Matthew and Mark both placed significance on the place that Jesus asked this question. They recorded, “Jesus came to Ceasarea Philippi.” Luke simply records, “One day Jesus left the crowds to pray alone. Only his disciples were with him, and he asked them, “Who do people say I am?” Luke 9:18 NLT
It is now the winter before His death Jesus Christ has brought His disciples to Ceasarea Philippi. It is here He revealed to His disciples for the first time that He was indeed the Jewish Messiah all had been waiting on. All three gospels place significance on the “where” of the setting of this story: Caesarea Philippi and leaving the crowds to pray alone. I found this interesting. The story’s setting is placed in an area of diabolical significance. Caeserea was the center for the worship of Pan, the greek god who was like a man with a goats legs, a tail and sometimes horns. He was also know to make scary noises in the forests. The cave of Pan, the place of the pagan Gate of Hades, was located in Ceaserea. It was in this area that the first king of Israel (Jeroboam) led the northern kingdom of Israel in idolatry. Here Israel would throw their sons and daughters into the fire to worship the god of Baal. And it is in this place, Jesus chose to reveal himself and reveal all the suffering that lay before him. Jesus and his closest companions were walking on ground that had been defiled by idol worship, but here was where He revealed his identity. Jesus Christ is the Christos, the anointed one. He is above all gods. He takes dominion over false worship. He alone is the living Son of God. All other idols cannot move off their statues of stone or wood. But Jesus the Messiah walks and talks and lives among us.

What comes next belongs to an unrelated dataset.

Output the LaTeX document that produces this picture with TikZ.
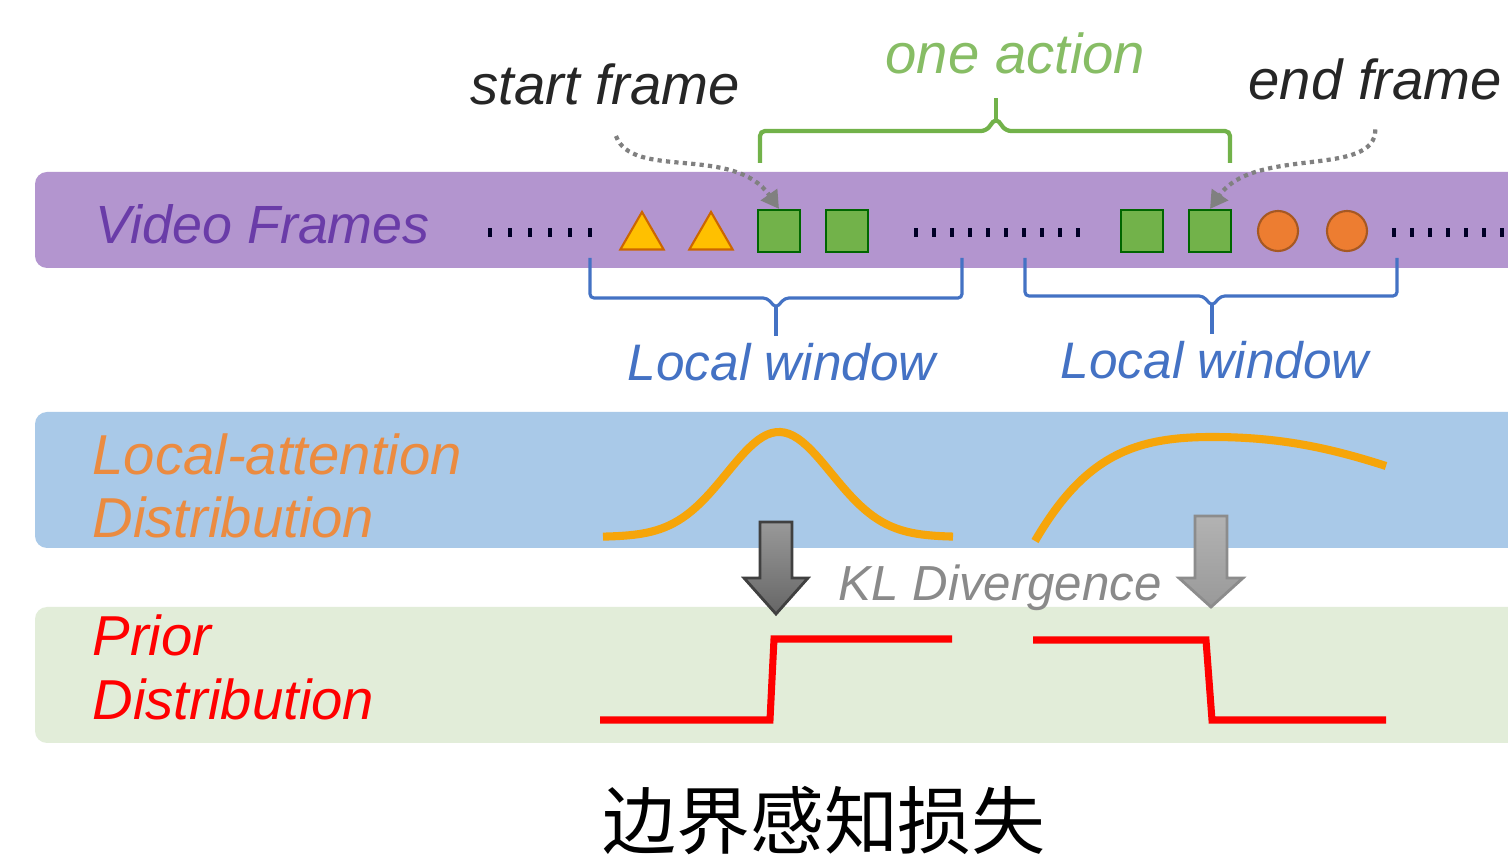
\documentclass[tikz,border=0pt]{standalone}
\usepackage{fontspec}
\setsansfont{Liberation Sans}
\newfontfamily\cjk{Noto Sans CJK SC}
\usetikzlibrary{shapes.geometric,arrows.meta}
\definecolor{bandpurple}{HTML}{B395CF}
\definecolor{bandblue}{HTML}{A9C9E8}
\definecolor{bandgreen}{HTML}{E2EDD9}
\definecolor{txtpurple}{HTML}{6A3CA8}
\definecolor{txtorange}{HTML}{EB8B40}
\definecolor{curveorange}{HTML}{F6A50A}
\definecolor{winblue}{HTML}{4472C4}
\definecolor{actgreen}{HTML}{72B24A}
\definecolor{kgray}{HTML}{8A8A8A}
\definecolor{frameorange}{HTML}{ED7D31}
\definecolor{frameyellow}{HTML}{FFC000}
\begin{document}
\begin{tikzpicture}[x=0.01cm, y=-0.01cm,
        lbl/.style={font=\sffamily\itshape\fontsize{16}{19}\selectfont,
            anchor=base west, inner sep=0pt},
        tri/.style={regular polygon, regular polygon sides=3, inner sep=0pt,
            minimum size=0.5cm, fill=frameyellow, draw=orange!80!black, line width=0.6pt},
        sq/.style={rectangle, inner sep=0pt, minimum size=0.42cm,
            fill=actgreen, draw=green!40!black, line width=0.6pt},
        dotc/.style={circle, inner sep=0pt, minimum size=0.4cm,
            fill=frameorange, draw=frameorange!70!black, line width=0.6pt},
        pointer/.style={gray, line width=1.2pt, dash pattern=on 1.2pt off 1.2pt,
            -{Triangle[length=5pt,width=5.5pt]}},
        winbrace/.style={winblue, line width=0.9pt, rounded corners=0.04cm},
        klarrow/.style={line width=0.8pt}]
	\clip (0,0) rectangle (1508,858);
	\fill[white] (0,0) rectangle (1508,858);
	% bands
	\fill[bandpurple, rounded corners=0.12cm] (35,172) rectangle (1560,268);
	\fill[bandblue, rounded corners=0.12cm] (35,412) rectangle (1560,548);
	\fill[bandgreen, rounded corners=0.12cm] (35,607) rectangle (1560,743);

	\node[lbl, txtpurple, font=\sffamily\itshape\fontsize{15.3}{18}\selectfont] (vf) at (95,244) {Video Frames};
	\node[lbl, txtorange] (la) at (92,475) {Local-attention};
	\node[lbl, txtorange] (ld) at (92,538) {Distribution};
	\node[lbl, red] (pr) at (92,656) {Prior};
	\node[lbl, red] (pd) at (92,720) {Distribution};

	% frames
	\foreach \x in {490,510,...,592} \fill[black!85!blue] (\x-1.6,228) rectangle (\x+1.6,237);
	\foreach \x in {916,934,...,1078} \fill[black!85!blue] (\x-1.6,228) rectangle (\x+1.6,237);
	\foreach \x in {1394,1412,...,1502} \fill[black!85!blue] (\x-1.6,228) rectangle (\x+1.6,237);
	\node[tri] (t1) at (642,237) {};
	\node[tri] (t2) at (711,237) {};
	\node[sq] (s1) at (779,231) {};
	\node[sq] (s2) at (847,231) {};
	\node[sq] (s3) at (1142,231) {};
	\node[sq] (s4) at (1210,231) {};
	\node[dotc] (c1) at (1278,231) {};
	\node[dotc] (c2) at (1347,231) {};

	\node[lbl, black!85] (sf) at (470,105) {start frame};
	\node[lbl, black!85] (ef) at (1248,100) {end frame};
	\node[lbl, actgreen!85!white] (oa) at (885,74) {one action};
	\draw[pointer, shorten <=9pt] (sf.south) to[out=-70, in=125] (s1.north);
	\draw[pointer, shorten <=8pt] (ef.south) to[out=-90, in=55] (s4.north);

	% one action bracket
	\draw[actgreen, line width=1.2pt, rounded corners=0.05cm]
	    (760,163) |- (986,131) -- (996,118) -- (1006,131) -| (1230,163);
	\draw[actgreen, line width=1.2pt] (996,121) -- (996,98);

	% local windows
	\draw[winbrace] (590,258) |- (767,298) -- (776,308) -- (785,298) -| (962,258);
	\draw[winbrace] (776,306) -- (776,336);
	\draw[winbrace] (1025,258) |- (1203,296) -- (1212,306) -- (1221,296) -| (1397,258);
	\draw[winbrace] (1212,304) -- (1212,334);
	\node[lbl, winblue, font=\sffamily\itshape\fontsize{14.6}{17}\selectfont] (lw1) at (627,381) {Local window};
	\node[lbl, winblue, font=\sffamily\itshape\fontsize{14.6}{17}\selectfont] (lw2) at (1060,379) {Local window};

	% attention curves
	\draw[curveorange, line width=2.3pt, samples=80, domain=603:953]
	    plot (\x, {537-105*exp(-((\x-779)/74)^2)});
	\draw[curveorange, line width=2.3pt] (1035,541) .. controls (1085,455) and (1135,437) .. (1212,437)
	    .. controls (1280,437) and (1330,448) .. (1386,466);

	% kl arrows
	\draw[klarrow, draw=black!75, top color=black!40, bottom color=black!60]
	    (760,522) -- (792,522) -- (792,578) -- (808,578) -- (776,614) -- (744,578) -- (760,578) -- cycle;
	\draw[klarrow, draw=black!45, top color=black!30, bottom color=black!40]
	    (1195,516) -- (1227,516) -- (1227,578) -- (1243,578) -- (1211,607) -- (1179,578) -- (1195,578) -- cycle;
	\node[lbl, kgray, font=\sffamily\itshape\fontsize{14}{17}\selectfont] (kl) at (838,601) {KL Divergence};

	% prior steps
	\draw[red, line width=2pt] (600,720) -- (770,720) -- (774,639) -- (952,639);
	\draw[red, line width=2pt] (1033,640) -- (1206,640) -- (1212,720) -- (1386,720);

	\node[font=\cjk\fontsize{21}{24}\selectfont] (title) at (824,821) {边界感知损失};
\end{tikzpicture}
\end{document}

Luke alone records the “why” of our story. “Jesus left the crowds to pray alone. Only his disciples were with him” He had gotten His directions from His time of prayer. His vertical relationship was in alignment. Now was the time of revelation to his horizontal relationships. It was time. The Father had given Him permission to reveal His annointing to those closest to Him.
“Who do you say that I AM?” He asks each one of us that question. He asks us when we are walking and living in a fallen world where some days our pain is too great to bear. He asks us when we are alone. He asks us when we are too busy. He asks us when the world screams, “He was only a good teacher,” or “He wasn’t the real Messiah.” He truly wants to know “who am I to you?” Can you put a definitive answer to that question? Reply back. Who do you say Jesus is? Who is the Son of Man to you? The key to your eternity lies in your answer.